I didn’t know Peter Wadsworth, but I wish I had known him. Here are his vital statistics:
Peter Wadsworth, age 38. Attended Reed College and Harvard. Studied History, Psychology, Chinese, Religion. Spoke some Mandarin. Spoke some Coptic.
Spoke some Mandarin and some Coptic. That’s when I began to appreciate Wadsworth’s deep intellect. He wrote on his LinkedIn Profile the he “designed non-traditional drones for private consultants.” He worked on drone projects that involved VTOL -- vertical take-off and landing -- extended range and payload capacity and a mix of fuel sources and propellant. Drones using these technologies can map large areas or deliver small loads. What this means is that Peter Wadsworth was a thinker in an emerging field of drone technology and application. He saw the potential for technology and how it could be helpful.
A thinker. That’s what Wadsworth was. A friend of his -- who would only talk to KQED if we agreed not to use his name because he wanted to honor how Wadsworth “didn’t like to draw any attention to himself" -- says, “he was one of the smartest guys I knew (literally genius level in my estimation), and always wanted to be part of a big idea, from behind the scenes. He's had impact in the early stages of at least one of the biggest California tech success stories, but no one would know because that's not how he wants to be known. Wicked nice guy with a big heart and always willing to make time for others.”

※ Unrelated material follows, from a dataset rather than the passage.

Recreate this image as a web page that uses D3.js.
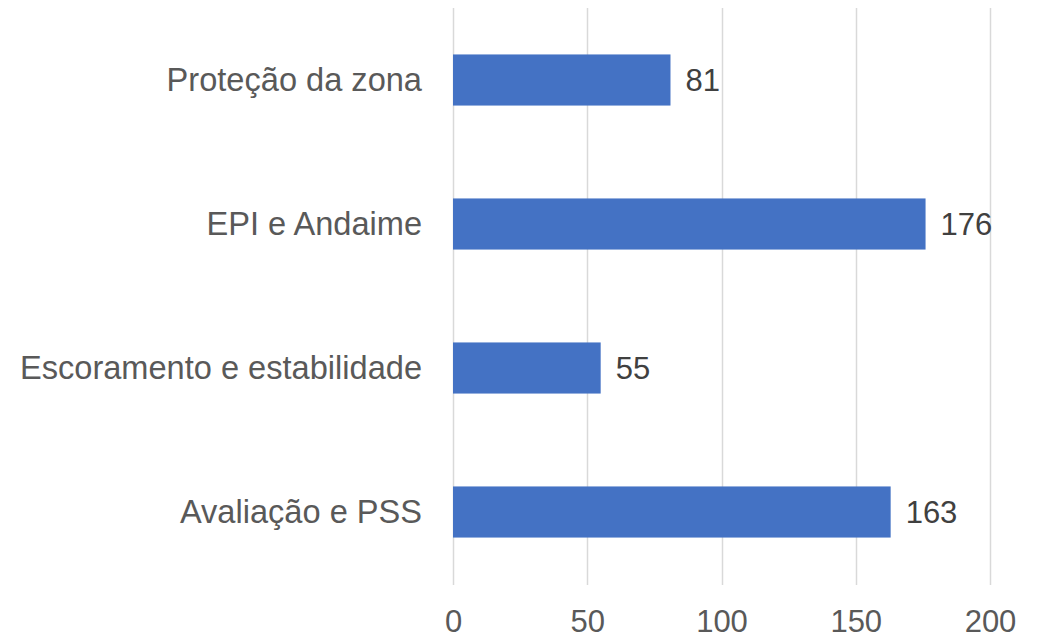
<!DOCTYPE html>
<html><head><meta charset="utf-8">
<script src="https://cdn.jsdelivr.net/npm/d3@7"></script>
<style>html,body{margin:0;padding:0;background:#fff;}</style>
</head><body>
<svg id="chart" width="1045" height="638"></svg>
<script>
const categories = ["Proteção da zona", "EPI e Andaime", "Escoramento e estabilidade", "Avaliação e PSS"];
const values = [81, 176, 55, 163];
const xTicks = [0, 50, 100, 150, 200];

const svg = d3.select("#chart");
const font = "'Liberation Sans', Arial, sans-serif";
const x = d3.scaleLinear().domain([0, 200]).range([453, 990]);
const y = d3.scaleBand().domain(categories).range([8, 584]).paddingInner(0.645).paddingOuter(0.3225);

// gridlines
svg.append("g").selectAll("line").data(xTicks).join("line")
  .attr("x1", d => Math.round(x(d)) + 0.5).attr("x2", d => Math.round(x(d)) + 0.5)
  .attr("y1", 8).attr("y2", 585)
  .attr("stroke", "#d9d9d9").attr("stroke-width", 1.5);

// x axis tick labels
const xAxis = d3.axisBottom(x).tickValues(xTicks).tickSize(0).tickPadding(0);
const gx = svg.append("g").attr("transform", "translate(0,632)").call(xAxis);
gx.select(".domain").remove();
gx.selectAll("text").attr("font-family", font).attr("font-size", 31)
  .attr("fill", "#595959").attr("dy", "0");

// y axis labels
const yAxis = d3.axisLeft(y).tickSize(0).tickPadding(0);
const gy = svg.append("g").attr("transform", "translate(422,0)").call(yAxis);
gy.select(".domain").remove();
gy.selectAll("text").attr("font-family", font).attr("font-size", 32.6)
  .attr("fill", "#595959").attr("dy", "0.35em");

// bars
svg.append("g").selectAll("rect").data(values).join("rect")
  .attr("x", x(0))
  .attr("y", (d, i) => y(categories[i]))
  .attr("width", d => x(d) - x(0))
  .attr("height", y.bandwidth())
  .attr("fill", "#4472C4");

// value labels
svg.append("g").selectAll("text").data(values).join("text")
  .attr("x", d => x(d) + 15)
  .attr("y", (d, i) => y(categories[i]) + y.bandwidth() / 2)
  .attr("dy", "0.35em")
  .attr("font-family", font).attr("font-size", 31)
  .attr("fill", "#404040")
  .text(d => d);
</script>
</body></html>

Wadsworth’s high school literature teacher, Steven Craig, wrote a blog post about his former student upon hearing the news of his death: “His papers were grammatically flawed but philosophically insightful, and I pushed him to explore the boundaries of his thinking,” Craig writes. “As he would sit in my room long after class to discuss Oscar Wilde (a personal favorite for both of us), Shakespeare or Huxley, I knew I had this kid hooked. He was sort of like my prized protégé, comprised of an intellect that had the cutting ability to see through the bullshit but the passionate heart to embrace all the world had to offer us nonetheless.”